If, on one level, Irons’ stuffy Chamberlain comes across as an unlikely champion for peace, the real heroes of the film are clearly Hugh and Paul, who risk their reputations, if not lives, to warn the Brits of Hitler’s objectives. “You have no idea who he is,” Paul entreats his skittish friend upon meeting in Munich. “If you did, none of you would be here.” While their friendship never overtly shifts into something more, Hugh and Paul (and MacKay and Niewöhner) share an unmistakable chemistry that could spark a thousand offscreen fantasies. Whether splitting a cigarette or plotting espionage over pints of lager, their eye contact never wavers, and teasing often veers flirtatious. “You’re turning gray,” Hugh points out across a bierhaus table. “And you still don’t need to shave,” Paul observes.

While surely peripheral characters to the central narrative, women in the film play an active role in how it evolves, revealing themselves to be complex figures in their own right, at once patriotic and morally ambivalent about the prospect of war. “People are leaving the country,” Lena admonishes a naïve Paul in a flashback set in 1932. “Families are getting on boats to America”. The cancerous spread of anti-Semitism in early ‘30s Germany is likewise handled with refreshing deft. Despite his anti-Hitler sentiments, Paul quickens his pace when passing a trio of Jewish Berliners forced to scrub the terrace of the local kino; he may be ruffled but he’s not looking back, let alone intervening.

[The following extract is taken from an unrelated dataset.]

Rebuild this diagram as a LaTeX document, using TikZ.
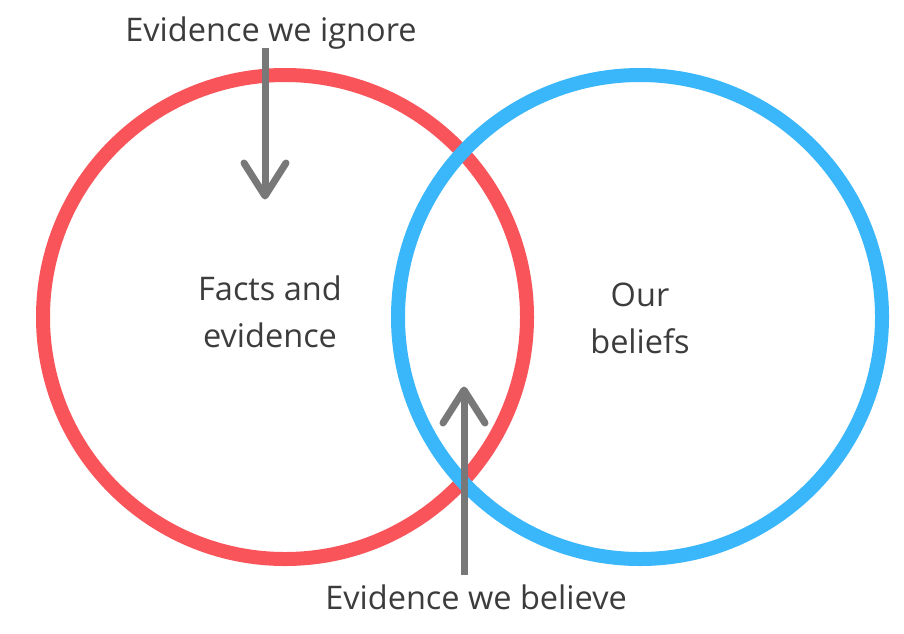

If interpreted as an apologia for Chamberlain’s stodgy lack of aggression against a megalomaniac leader, Munich: The Edge of War might reasonably strike some as out of touch if not dangerously revisionist. But as an exploration of the flawed assumptions — and outright failures — of Hitler’s British and German foes, it resonates as a fictional, yet often plausible, account of what could have happened had history gone differently. “The great characteristic of the English is distance. Not only from one another, but feeling,” jests Paul in the opening scene at a party at Oxford. “We are nothing but feeling. There’s a new age beginning in the new Germany. You can look forward to that.” When ardor is met with diffidence, or worse, evil met with eager attempts at appeasement, what can go tragically wrong? The question is worth asking not only in considering Adolf Hitler, but the rise of any thuggish leader on whom acts of diplomacy make no impression.

“We don't choose the times we live in,” Paul tells Hugh in what we can only assume will be their final exchange. “The only choice we have is how we respond.” In today’s times — in which the perils of both a pandemic and ever-intensifying political polarization can lead even the most willful citizen to feel drained of agency — it’s a reminder worth heeding.